SPAN : duração do objeto, relativamente à duração do maior objeto do contexto (no exemplo de Boulez, o sétimo) ;

 

T-FILL :

• v-envelope : taxa de desvio do envelope das amplitudes (velocities), em torno da amplitude mais freqüente, ou, se não houver, da média ;

• t-linearity : taxa de linearidade de distribuição de eventos dentro do span, com base num paradigma de equidistância interválica ;

• pitch-direction : perfil direcional relativo, i.e. direção global do envelope das alturas ; o paradigma de referência é a unidirecionalidade absoluta ;

• t-density : densidade relativa de ocupação do tempo, i.e. número de eventos seqüentes, comparado com o maior número possível.

5 (fs. 7 e 8) — As avaliações resultam em listas de variáveis (ponderações transcritas em reais de (0.00) a (1.00)) (f. 7).

6 — Entre outras possibilidades de visualização dos resultados, mostramos neste painel, além das listas numéricas em si (f. 7, listing output) :

• uma representação tridimensional (f. 7, abaixo, esq.), onde se lê a correlação entre as ponderações de S-AXIS et T-AXIS, a qual retrata o grau e a amplitude dos contrastes sonoros instaurados entre cada objeto sonoro (representado pelo seu rótulo numérico) e o peso respectivo, para a configuração de cada um, das dimensões relativas ao espaço (S-AXIS) e ao tempo (T-AXIS) ;

• três representações bidimensionais, sendo que a primeira delas (f. 7, abaixo, dir.) representa a síntese das avaliações produzidas pelos algoritmos, que torna aparente uma lógica formal arquetípica : uma fase de crescimento progressivo da complexidade sonora média dos objetos, até um ponto culminante (objeto 10, aproximadamente nos dois-terços da peça), seguida de uma fase de decrescimento.

• Este esquema se organiza de forma não linear, através de uma dinâmica de oposições sonoras sistemáticas entre objetos adjacentes ; é o que mostra o quadro (f. 8, abaixo) onde estão apontados os principais agentes desta dinâmica, e quantificados o grau de oposições sonoras adjacentes.

Conclusão

Com esse método avaliativo, nós almejamos proporcionar subsídios para uma abordagem analítica que possa incorporar as dimensões complexas através das quais a estrutura formal articula-se, na prática composicional do Séc.

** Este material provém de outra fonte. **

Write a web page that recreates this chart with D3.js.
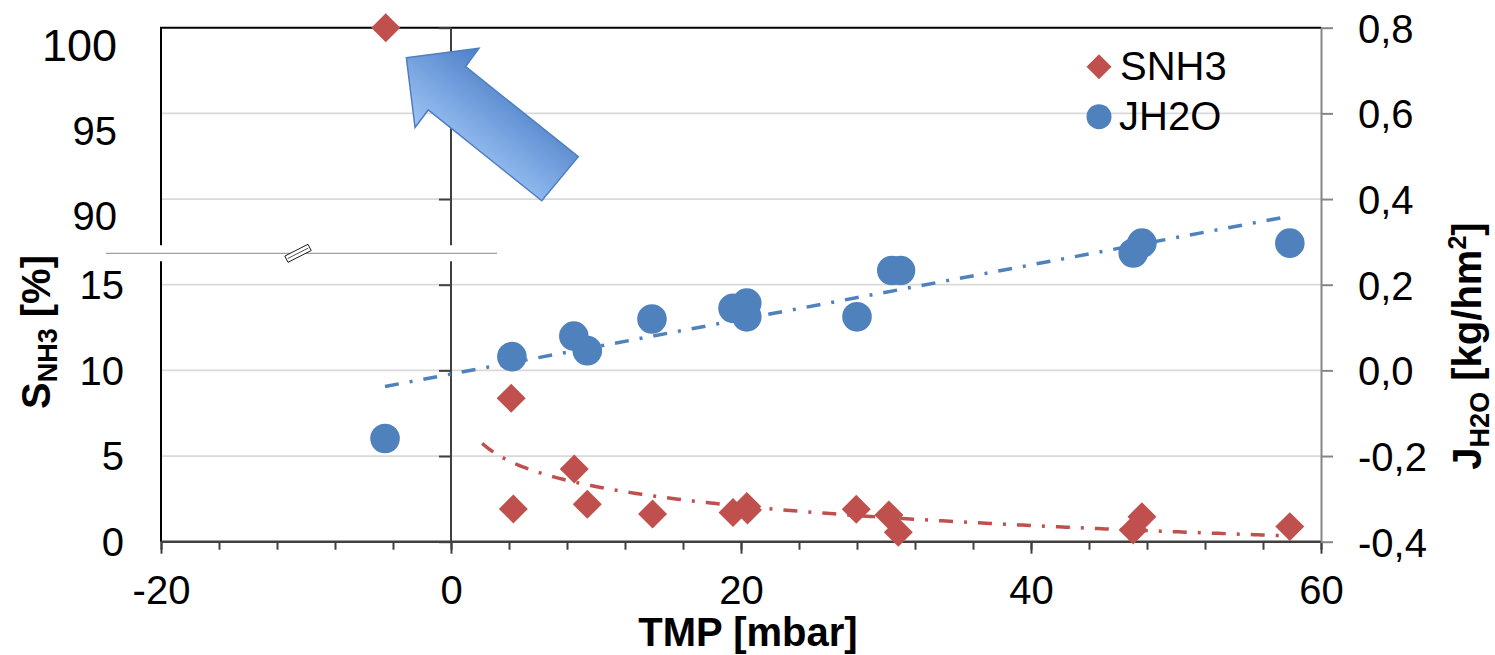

XX.

Bibliografia de apoio

BERRY, W., 1987 : Structural functions in music, New York, Dover.

COGAN, R., 1984: New images of musical sound , Harvard U.P, Cambridge.

ERICKSON, R., 1975: Sound structure in music , U.C.P, Berkeley.

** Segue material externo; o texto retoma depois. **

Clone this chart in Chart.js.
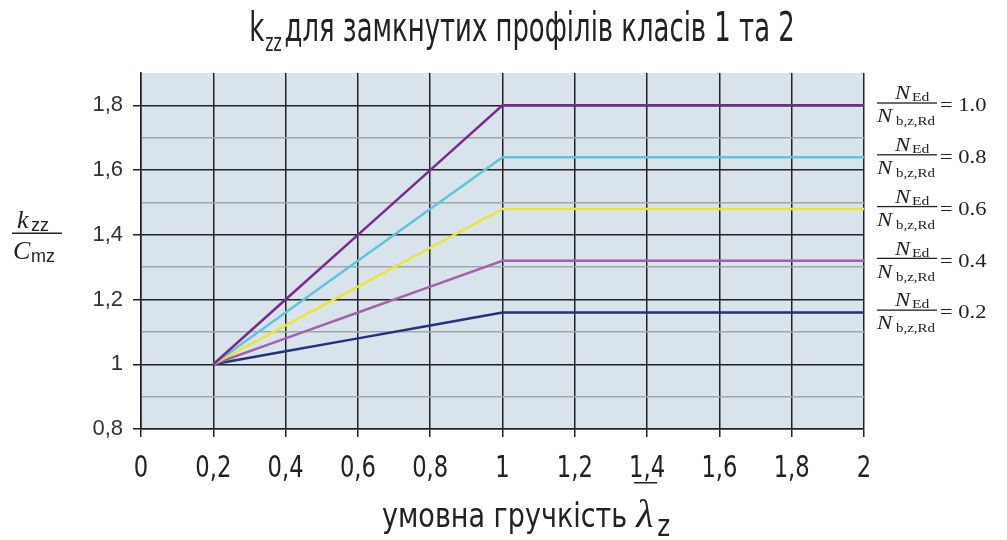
<!DOCTYPE html>
<html>
<head>
<meta charset="utf-8">
<script src="https://cdn.jsdelivr.net/npm/chart.js@4.4.1/dist/chart.umd.min.js"></script>
<style>
  html, body { margin: 0; padding: 0; background: #fff; }
  canvas { display: block; }
</style>
</head>
<body>
<canvas id="kzzChart" width="1007" height="540"></canvas>
<script>
// умовна гнучкість (x) і значення kzz/Cmz для кожного NEd/Nb,z,Rd
const lambdaZ = [0.2, 0.4, 0.6, 0.8, 1.0, 2.0];
const ratioLabels = ['1.0', '0.8', '0.6', '0.4', '0.2'];
const kzz10 = [1.00, 1.20, 1.40, 1.60, 1.80, 1.80];
const kzz08 = [1.00, 1.16, 1.32, 1.48, 1.64, 1.64];
const kzz06 = [1.00, 1.12, 1.24, 1.36, 1.48, 1.48];
const kzz04 = [1.00, 1.08, 1.16, 1.24, 1.32, 1.32];
const kzz02 = [1.00, 1.04, 1.08, 1.12, 1.16, 1.16];
const lineColors = ['#7a2a8e', '#5ec6d8', '#ece62e', '#a262a8', '#27307e'];

const condensed = '"DejaVu Sans Condensed", "Roboto", sans-serif';
const isMajor = v => Math.round(v * 10) % 2 === 0;
const fmt = v => (Math.round(v * 10) / 10).toString().replace('.', ',');

const series = [kzz10, kzz08, kzz06, kzz04, kzz02];
const datasets = series.map((vals, i) => ({
    label: ratioLabels[i],
    data: vals.map((y, j) => ({ x: lambdaZ[j], y: y })),
    borderColor: lineColors[i],
    borderWidth: 2.5,
    pointRadius: 0,
    tension: 0,
    fill: false
}));

// draw text squeezed/stretched horizontally; x is the left edge in page pixels
function textX(ctx, str, x, y, sx) {
    ctx.save();
    ctx.translate(x, y);
    ctx.scale(sx, 1);
    ctx.fillText(str, 0, 0);
    ctx.restore();
    return ctx.measureText(str).width * sx;
}

const plotBg = {
    id: 'plotBg',
    beforeDraw(chart) {
        const { ctx, chartArea: a } = chart;
        ctx.save();
        ctx.fillStyle = '#d9e3ec';
        ctx.fillRect(a.left, a.top, a.right - a.left, a.bottom - a.top);
        ctx.restore();
    }
};

const labels = {
    id: 'labels',
    afterDraw(chart) {
        const ctx = chart.ctx;
        const y = chart.scales.y;
        const x = chart.scales.x;
        ctx.save();
        ctx.fillStyle = '#222';
        ctx.textBaseline = 'alphabetic';

        // title
        const sT = 0.72;
        ctx.font = '40px ' + condensed;
        const t1 = 'k', t3 = 'для замкнутих профілів класів 1 та 2';
        const w1 = ctx.measureText(t1).width * sT;
        const w3 = ctx.measureText(t3).width * sT;
        ctx.font = '24px ' + condensed;
        const w2 = ctx.measureText('zz').width * sT + 4;
        let tx = 522 - (w1 + w2 + w3) / 2;
        ctx.font = '40px ' + condensed;
        textX(ctx, t1, tx, 41, sT);
        ctx.font = '24px ' + condensed;
        textX(ctx, 'zz', tx + w1 + 1, 51, sT);
        ctx.font = '40px ' + condensed;
        textX(ctx, t3, tx + w1 + w2, 41, sT);

        // x tick labels (from the scale's own ticks)
        ctx.font = '30px ' + condensed;
        x.ticks.forEach(t => {
            const s = fmt(t.value);
            const w = ctx.measureText(s).width * 0.84;
            textX(ctx, s, x.getPixelForValue(t.value) - w / 2, 477, 0.84);
        });
        // underline mark below "1" of 1,4
        const x14 = x.getPixelForValue(1.4);
        ctx.fillRect(x14 - 13, 482, 23, 1.5);

        // y-axis title k_zz / C_mz
        ctx.font = 'italic 26px "Liberation Serif", serif';
        ctx.fillText('k', 17, 228);
        ctx.font = '18px "Liberation Sans", sans-serif';
        ctx.fillText('zz', 31, 231);
        ctx.fillRect(12, 232.5, 50, 1.5);
        ctx.font = 'italic 26px "Liberation Serif", serif';
        ctx.fillText('C', 13, 259);
        ctx.font = '18px "Liberation Sans", sans-serif';
        ctx.fillText('mz', 31, 262);

        // x-axis title
        ctx.font = '33px ' + condensed;
        const xw = textX(ctx, 'умовна гручкість', 382, 527, 0.91);
        ctx.font = 'italic 40px "Liberation Serif", serif';
        textX(ctx, 'λ', 382 + xw + 9, 527, 1);
        ctx.font = '30px ' + condensed;
        textX(ctx, 'z', 382 + xw + 30, 536, 0.91);

        // right-side ratio labels at level of each line's plateau
        series.forEach((vals, i) => {
            const b = y.getPixelForValue(vals[vals.length - 1]);
            ctx.font = 'italic 19px "Liberation Serif", serif';
            textX(ctx, 'N', 895, b - 6, 1.2);
            ctx.font = '13px "Liberation Serif", serif';
            textX(ctx, 'Ed', 912, b - 4, 1.2);
            ctx.fillRect(877, b - 3, 60, 1.3);
            ctx.font = 'italic 19px "Liberation Serif", serif';
            textX(ctx, 'N', 877, b + 17, 1.2);
            ctx.font = '13px "Liberation Serif", serif';
            textX(ctx, 'b,z,Rd', 896, b + 20, 1.15);
            ctx.font = '18px "Liberation Serif", serif';
            textX(ctx, '= ' + ratioLabels[i], 940, b + 6, 1.25);
        });
        ctx.restore();
    }
};

new Chart(document.getElementById('kzzChart').getContext('2d'), {
    type: 'line',
    data: { datasets: datasets },
    options: {
        responsive: false,
        animation: false,
        layout: { padding: { left: 0, right: 143, top: 73, bottom: 0 } },
        plugins: { legend: { display: false }, tooltip: { enabled: false } },
        scales: {
            x: {
                type: 'linear',
                min: 0,
                max: 2,
                afterFit: s => { s.height = 111; },
                ticks: {
                    stepSize: 0.2,
                    display: false
                },
                grid: { color: '#222', lineWidth: 1.5, tickLength: 8, tickColor: '#222' },
                border: { color: '#222', width: 1.5 }
            },
            y: {
                min: 0.8,
                max: 1.9,
                afterFit: s => { s.width = 141; },
                ticks: {
                    stepSize: 0.1,
                    color: '#333',
                    padding: 10,
                    font: { family: '"Liberation Sans", Arial, sans-serif', size: 22 },
                    callback: v => isMajor(v) ? fmt(v) : ''
                },
                grid: {
                    color: c => Math.round(c.tick.value * 10) === 19 ? 'rgba(0,0,0,0)' : (isMajor(c.tick.value) ? '#222' : '#a3a6a9'),
                    lineWidth: 1.5,
                    tickLength: 8,
                    tickColor: c => isMajor(c.tick.value) && Math.round(c.tick.value * 10) !== 19 ? '#222' : 'rgba(0,0,0,0)'
                },
                border: { color: '#222', width: 1.5 }
            }
        }
    },
    plugins: [plotBg, labels]
});
</script>
</body>
</html>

GUIGUE, D., 1994 : "Sonorité, espace et forme dans La Cathédrale engloutie de Debussy", Revista Música, São Paulo, Vol. 5 n°2, pp. 171-198.

—, 1995 : "A computer-aided object-oriented analysis", in MIRANDA, E. R. (éd), 1995 : II. Simpósio Brasileiro de Computação e Música, Anais, Porto Alegre, UFRGS, pp. 161-168.

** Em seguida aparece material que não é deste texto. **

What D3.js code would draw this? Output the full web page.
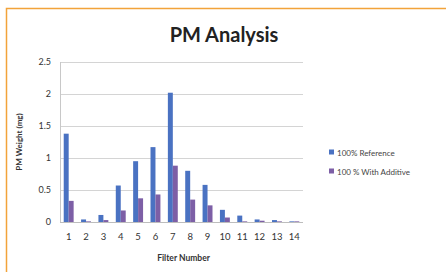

MALT, M., 1993 : Introduction to Patchwork, IRCAM Documentation, Paris.

McADAMS, S. & DELIEGE, I. (éds), 1989: La musique et les sciences cognitives , Madarga, Bruxelles.

MARSDEN, A., & POPLE, A. (éds.), 1992 : Computer Representations and Models in Music, London, Academic Press.

MESNAGE, M., 1994 : "Techniques de segmentation automatique en analyse musicale", Musurgia, vol. 1 n°1, pp. 39-49.